The new week began with market focus on the Middle East, amidst the fourth day of missiles firing between Israel and Iran. With Israel’s aerial attack dominating, the conflict not spreading to include other countries, and oil infrastructure not targeted, the market has already adopted a sanguine view and risk assets have recovered.
The WSJ reported Iran has been urgently signalling that it seeks an end to hostilities and resumption of talks over its nuclear programs, sending messages to Israel and the US via Arab intermediaries. Separately, Reuters reported the message was conveyed through Qatar, Saudi Arabia and Oman. Tehran told officials it would be open to returning to the negotiating table as long as the US doesn’t join the attack. The story went on to say that Iran also passed messages to Israel saying it is in the interest of both sides to keep the violence contained.
When asked about the WSJ report, President Trump agreed and added “they’d like to talk, but they should have done that before.…I would say that Iran is not winning this war”. Officially, Iran is not trying to show weakness, with Iran’s President reaffirming that his country will respond to Israel’s ongoing strikes with proportional retaliation and saying, “we do not seek to escalate the conflict, but we will respond to any attack on Iranian soil in a manner that will make them regret it”.
Oil prices opened the week stronger, with Brent crude trading back above USD78 per barrel, before grinding lower through the Asian session. It dropped to a low around USD70.60 in response to the noted WSJ article and has since settled at USD73. For reference, it was trading around USD70 ahead of Israel’s first missile strike on Iran on Friday.

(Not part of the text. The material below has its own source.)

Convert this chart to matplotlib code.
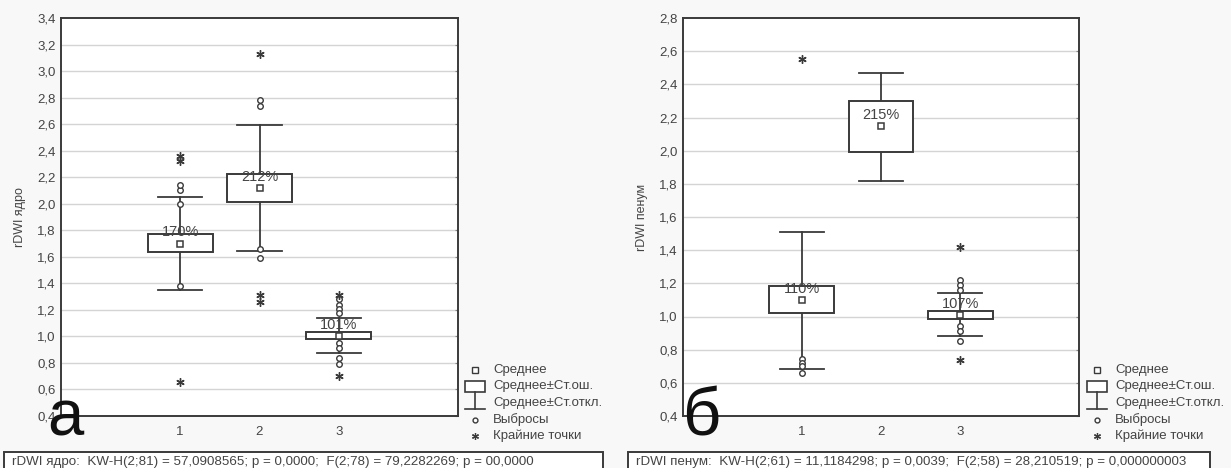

With reduced fear on Middle Eastern developments, global equities are stronger and the S&P500 is currently up around 1%, recovering Friday’s loss. The Euro Stoxx 600 index closed up 0.4%.
US Treasury yields are higher across the curve with a steepening bias. The 10-year rate currently trades at 4.44%, up 5bps from Friday’s close but less than 2bps higher from the NZ close. Bank of America strategists published a note citing NY Fed custody data which suggest central banks have been selling Treasuries since March, to the tune of $48b, and another $15b via the Fed’s reverse repo agreement facility. This suggests diversification away from dollar assets, which is unusual as central banks normally buy Treasuries when the USD is weak.
The economic calendar has been light. The first of the Fed’s regional manufacturing indices for June was released, with the NY Fed’s Empire State manufacturing index falling nearly 7pts to -16.0, against market expectations for a modest rebound. Yesterday, China activity data for May were a mixed bag. On the bright side, retail sales rose 6.4% y/y, the fastest pace in nearly 18-months, supported by cash subsidies for the government’s consumer goods trade-in programme and more online sales promotions. Both industrial production and investment came in slightly weaker than expected.
In currency markets, the recovery in risk appetite has seen the NZD and AUD outperforming, reversing Friday’s underperformance. The NZD grinded higher soon after the local close and traded at a fresh 2025 high of 0.6088 overnight and is currently up 0.9% since last week’s close near 0.6070. The AUD also traded at a fresh 2025 high, taking a peek just above 0.6550. NZD/AUD has been range-bound and sits at 0.9285.
Safe havens JPY and CHF have underperformed. NZD/JPY is up 1.2% from last week’s close to 87.7. NZD outperformance also sees the NZD stronger on the other key crosses in the order of 0.6-0.8%.
In the domestic rates market, yields were marked higher across the curve, playing catch-up to the move in US Treasuries Friday night. Curves were steeper, with short-end NZGB yields up 3-4bps and longer-term rates up 7-8bps. The 2-year swap rate rose 3bps to 3.30% and the 10-year rate rose 8bps to 4.17%.
There was no market reaction to another weak NZ data print, with the performance of services index lurching down 4.1pts to 44.0 in May, following the sharp drop in the PMI on Friday. At face value, the composite index would be consistent with a move back to economic recession, but it would be rash to jump to this conclusion. Ironically, Q1 GDP data to be released later this week are expected to show another decent clip of 0.7% q/q. But weakness in Q2 activity indicators to date suggest a question mark over the current pace of growth, and will give the RBNZ food for thought on its next policy move in July – whether to pause or not – with higher inflation added to the mix.
On the economic calendar today, NZ monthly pricing indicators for May will help firm up our Q2 CPI estimate, which already sees annual inflation climbing to 2.8%. The BoJ is expected to keep policy unchanged, given heightened uncertainty, with focus being on whether it decides to taper its future bond purchases at a slower pace. US sales data tonight are expected to show a fall in headline sales in May, but 0.3% m/m growth in core sales.